During its third-quarter earnings call, the company, which is majority owned by Brazil-based JBS, said the shift helped it increase revenue by 16.8% to US$4.5 billion in the third quarter from the same period a year earlier.

Its success in the quarter was particularly carried by the domestic trade, with its flagship Pilgrim’s and Just Bare chicken brands growing more than 45% year-over-year, aiding the processor to achieve Adjusted earnings of US$460.5 million, a 33% increase.

Earlier this year, CoBank predicted shoppers would begin trading down to poultry given the increasing cost of beef.

The USDA also predicted a decline in beef consumption for the 2022-23 period because of high costs, attributing the drop to lower cattle herds and growing exports.

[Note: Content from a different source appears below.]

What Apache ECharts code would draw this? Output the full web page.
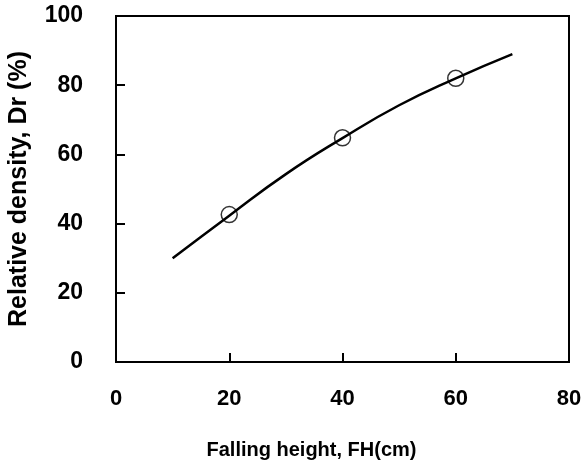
<!DOCTYPE html>
<html>
<head>
<meta charset="utf-8">
<script src="https://cdn.jsdelivr.net/npm/echarts@6/dist/echarts.min.js"></script>
<style>
  html, body { margin: 0; padding: 0; background: #fff; }
</style>
</head>
<body>
<div id="chart" style="width: 585px;height: 472px"></div>
<script>
// fitted curve
var curveX = [10, 20, 30, 40, 50, 60, 70]
var curveY = [30, 42.3, 54.3, 64.7, 74.2, 82, 89]
// measured points (open circles)
var pointX = [20, 40, 60]
var pointY = [42.6, 64.8, 82]

var font = "'Liberation Sans', Arial, sans-serif"

var myChart = echarts.init(document.getElementById('chart'))
var option = {
  animation: false,
  grid: {
    left: 116, right: 16, top: 16, bottom: 110,
    outerBoundsMode: 'none',
    show: true,
    borderColor: '#000',
    borderWidth: 2,
    backgroundColor: '#fff'
  },
  xAxis: {
    type: 'value',
    min: 0, max: 80, interval: 20,
    name: 'Falling height, FH(cm)',
    nameLocation: 'middle',
    nameGap: 78,
    // title sits left of the plot centre in the original
    nameTextStyle: { fontFamily: font, fontWeight: 'bold', fontSize: 20, color: '#000', padding: [0, 62, 0, 0] },
    axisLine: { show: true, lineStyle: { color: '#000', width: 2 } },
    axisTick: { show: true, inside: true, length: 9, lineStyle: { color: '#000', width: 2 } },
    axisLabel: { margin: 26, fontFamily: font, fontWeight: 'bold', fontSize: 22, color: '#000' },
    splitLine: { show: false }
  },
  yAxis: {
    type: 'value',
    min: 0, max: 100, interval: 20,
    name: 'Relative density, Dr (%)',
    nameLocation: 'middle',
    nameGap: 84,
    nameTextStyle: { fontFamily: font, fontWeight: 'bold', fontSize: 25, color: '#000' },
    axisLine: { show: true, lineStyle: { color: '#000', width: 2 } },
    axisTick: { show: true, inside: true, length: 9, lineStyle: { color: '#000', width: 2 } },
    axisLabel: { margin: 33, fontFamily: font, fontWeight: 'bold', fontSize: 23, color: '#000' },
    splitLine: { show: false }
  },
  series: [
    {
      type: 'line',
      smooth: true,
      showSymbol: false,
      data: curveX.map(function (x, i) { return [x, curveY[i]] }),
      lineStyle: { color: '#000', width: 2.5 }
    },
    {
      type: 'scatter',
      symbol: 'circle',
      symbolSize: 16,
      data: pointX.map(function (x, i) { return [x, pointY[i]] }),
      itemStyle: { color: 'rgba(0,0,0,0)', borderColor: '#000', borderWidth: 1.5 },
      z: 3
    }
  ]
}
myChart.setOption(option)
</script>
</body>
</html>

Fabio Sandri, Pilgrim’s Pride’s CEO, said: “Typically, chicken has been more resilient to inflation and economic downturn in retail than other proteins. Moving forward, we will continue to invest in automation, portioning, and other projects to further improve our operational performance.”

However, he emphasized there are still roadblocks in the current environment citing elevated costs for feed, utilities, labor, and packaging as difficulties the companies will continue to face in the coming months.

With chicken prices still lagging behind inflation, particularly in Europe, Sandri hinted that more poultry-price hikes could be coming.

He explained that rising interest rates and soaring fuel prices pinch consumers while meat companies have been getting hit by elevated prices for animal feed, packaging, and labor prices.

In August during Tyson Foods Third Quarter 2022 Results, CEO Donnie King said “substantially improved” earnings for chicken compared to the previous year offset declines in the more expensive beef and pork, signaling stronger demand for chicken.

During the quarter, sales for chicken rose 26% to US$4.4 billion, and for the year are up a similar percentage to US$12.3 billion.

Tyson Foods said USDA projects chicken production will increase by approximately 1% in fiscal 2022 as compared to fiscal 2021 and with such insight, it anticipates an adjusted operating margin of 5% to 7% for fiscal 2022.